Elnorton : Cinq ans après l’EP Eating Concrete que nous mettions à l’honneur dans nos colonnes, Geste publie un nouveau court-format. François-Charles Domergue a mis ce temps à profit pour faire évoluer le projet. Point de rencontre entre les influences d’une électro industrielle et d’un post-rock à tendance prog’, Capital Sauvage est un disque difficile à commenter tant il évolue dans tous les sens.
Les morceaux ont plusieurs vies, si bien que fulgurances (le sommet d’intensité de trip-hop astral et industriel d’Andy V) et excès d’effets (Vers Le Belvédère s’achève avec ce qui pourrait être défini comme un solo électro-prog’ qui, étonnamment tant la description n’est pas nécessairement valorisante, est bien ficelé) peuvent s’enchaîner sans même que l’auditeur ne s’en soit rendu compte. Rugueux, cet EP contient ses imperfections mais est surtout d’une incontestable richesse.

Rabbit : Une découverte pour ma part, motivée par la toujours excellente écurie Dora Dorovitch. L’EP m’a un peu rappelé les débuts d’Errors, signés à l’époque sur le label de Mogwai, pour ce lyrisme instrumental flirtant avec une sorte de post-rock synthétique, à la fois viscéral malgré son recours à des sonorités volontairement datées, et joliment alambiqué dans ses constructions (Capital Sauvage, Minor Setup). Le côté prog est assurément là mais sans pose ni technicité vaine, le souffle exacerbé et surtout la tension (Vers le Belvédère), évoquant par moments les thrillers de science-fiction des années 80, voire quelques atmosphères plus posées (Bistra), demeurant les principaux ingrédients de cette musique sans garde-fou, volontiers excessive en effet mais toujours attachante.


- Glass Cutters - s/t (24/06/2019 - autoproduction)

Rabbit : Joji Kojima, Martin Carlos Ward et Jel en personne se partagent le micro sur cette collection de brûlots rap lo-fi produits par ce dernier et son compère des grandes heures d’Anticon, Odd Nosdam. Les metteurs en son de Themselves et cLOUDDEAD faisaient déjà bon ménage il y a quelques années du côté de leurs productions pour Serengeti, mais les 9 morceaux de ce Glass Cutters offert au libre téléchargement sont encore d’un tout autre niveau, ravivant le génie du label à la fourmi circa Deep Puddle Dynamics, So-Called Artists jusqu’au Live From Rome de Sole pour lequel ils avaient tous deux mis la main à la patte avec le génie que l’on sait. Syncopés, lourds et saturés, parfois hantés de flows pitchés comme un Captain Murphy du ghetto (A Warm Welcome) ou délicieusement ascentionnels et mystiques dans la lignée de ce que fait Odd Nosdam en solo (encore tout récemment d’ailleurs avec le fabuleux Mirrors) à l’image des parfaits You In Trouble et Pennies, ces instrus multiplient également les clins d’oeil aux 90s qu’on aimait (les groovesque This God et Mama Said) mais ne sont finalement jamais meilleurs que dans le sismique et le narcotique, flirtant avec le Deadverse Massive de Dälek et compagnie sur l’opaque Supanova pour en terminer sur un No Metal aux accents soul malmenés par un beat grondant et sans concession. Une belle claque.

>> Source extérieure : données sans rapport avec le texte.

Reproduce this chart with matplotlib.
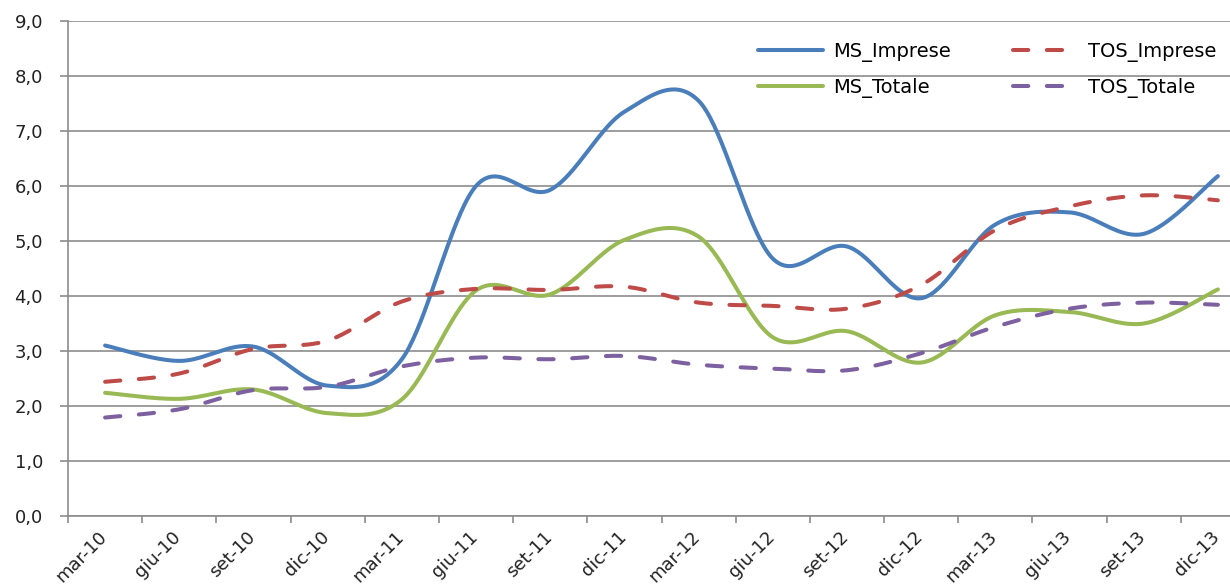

- Re-Arbeiten - Co - llapse and Re - building EP (28/06/2019 - autoproduction)

Rabbit : Six ans après les abstractions abrasives de l’excellent Brute Machine, le trop rare duo de Tel Aviv livre deux titres plus organiques et syncopés traduisant un regard tout aussi pessimiste sur l’humanité mais substituant aux soubresauts post-industriels de machines belliqueuses une approche plus insidieuse et organique, à la croisée de l’électronica, du dark ambient et de la dub techno. Habité par une voix déformée récitant un poème du Russe Fyodor Tyutchev (cité par Tarkovsky dans Stalker, dont ce Co - llapse and Re - building partage d’une certaine façon l’esthétique post-apocalyptique de mystère et de désolation) comme elle transmettrait un message radio érodé par la distance dans le froid de l’espace, Simulacra évoque un cœur qui bat encore tant bien que mal sous une chape de béton, de circuits imprimés et de métal rouillé, tandis que Taekwondo, au gré d’un rouleau compresseur rythmique digne de labels comme Ohm Resistance ou Stroboscopic Artefacts, irradie d’infrabasses menaçantes et de textures de matière noire, annonçant l’approche d’un reboot de notre société en fin de course. Fameux.